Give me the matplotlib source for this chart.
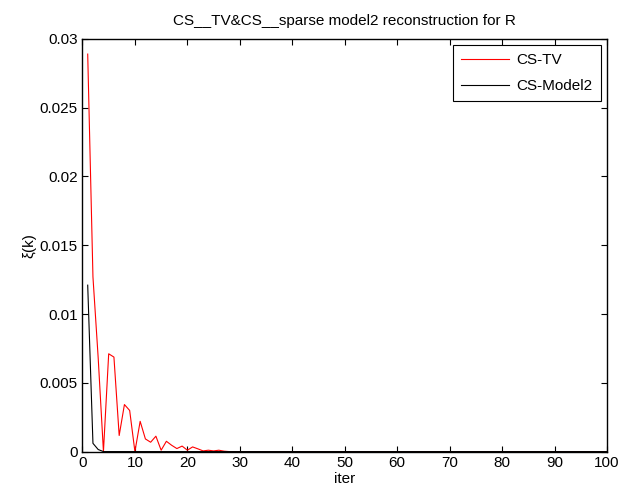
import matplotlib
matplotlib.use('Agg')
import matplotlib.pyplot as plt
import numpy as np

plt.rcParams['font.family'] = ['Liberation Sans', 'DejaVu Sans']

# %% Data
iters = np.arange(1, 101)

tv_head = [0.0289, 0.0127, 0.0068, 0.0, 0.00711, 0.00687, 0.00117, 0.00342,
           0.00299, 0.0, 0.0022, 0.00092, 0.00068, 0.00112, 0.0001, 0.00075,
           0.00046, 0.00022, 0.0004, 0.0001, 0.00034, 0.0002, 0.00005, 0.0001,
           0.00005, 0.0001, 0.00003]
model2_head = [0.0121, 0.0006, 0.00015, 0.0]

cs_tv = np.zeros(len(iters))
cs_tv[:len(tv_head)] = tv_head
cs_model2 = np.zeros(len(iters))
cs_model2[:len(model2_head)] = model2_head

title = 'CS__TV&CS__sparse model2 reconstruction for R'
xticks = np.arange(0, 101, 10)
yticks = [0, 0.005, 0.01, 0.015, 0.02, 0.025, 0.03]
ytick_labels = ['0', '0.005', '0.01', '0.015', '0.02', '0.025', '0.03']

# %% Figure
fs = 11
fig = plt.figure(figsize=(6.2, 4.93), dpi=100)
ax = fig.add_axes([0.133, 0.084, 0.846, 0.837])

ax.plot(iters, cs_tv, color='red', lw=0.8, label='CS-TV')
ax.plot(iters, cs_model2, color='black', lw=0.8, label='CS-Model2')

ax.set_xlim(0, 100)
ax.set_ylim(0, 0.03)
ax.set_xticks(xticks)
ax.set_yticks(yticks)
ax.set_yticklabels(ytick_labels)
ax.tick_params(direction='in', top=True, right=True, labelsize=fs, length=4, width=0.8)
for s in ax.spines.values():
    s.set_linewidth(1.0)

ax.set_xlabel('iter', fontsize=fs, labelpad=1)
ax.set_ylabel('\u03be(k)', fontsize=fs, labelpad=2)
ax.set_title(title, fontsize=fs, pad=10)

leg = ax.legend(loc='upper right', fontsize=fs, fancybox=False, framealpha=1,
                edgecolor='black', handlelength=3.1, handletextpad=0.5,
                labelspacing=0.75, borderpad=0.55, borderaxespad=0.4)
leg.get_frame().set_linewidth(0.8)

fig.savefig('out.png', dpi=100)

→ Your goal
From the listing above, copy out each line where the word "matplotlib" appears.

→ Finished exercise
Give me the matplotlib source for this chart.
import matplotlib
matplotlib.use('Agg')
import matplotlib.pyplot as plt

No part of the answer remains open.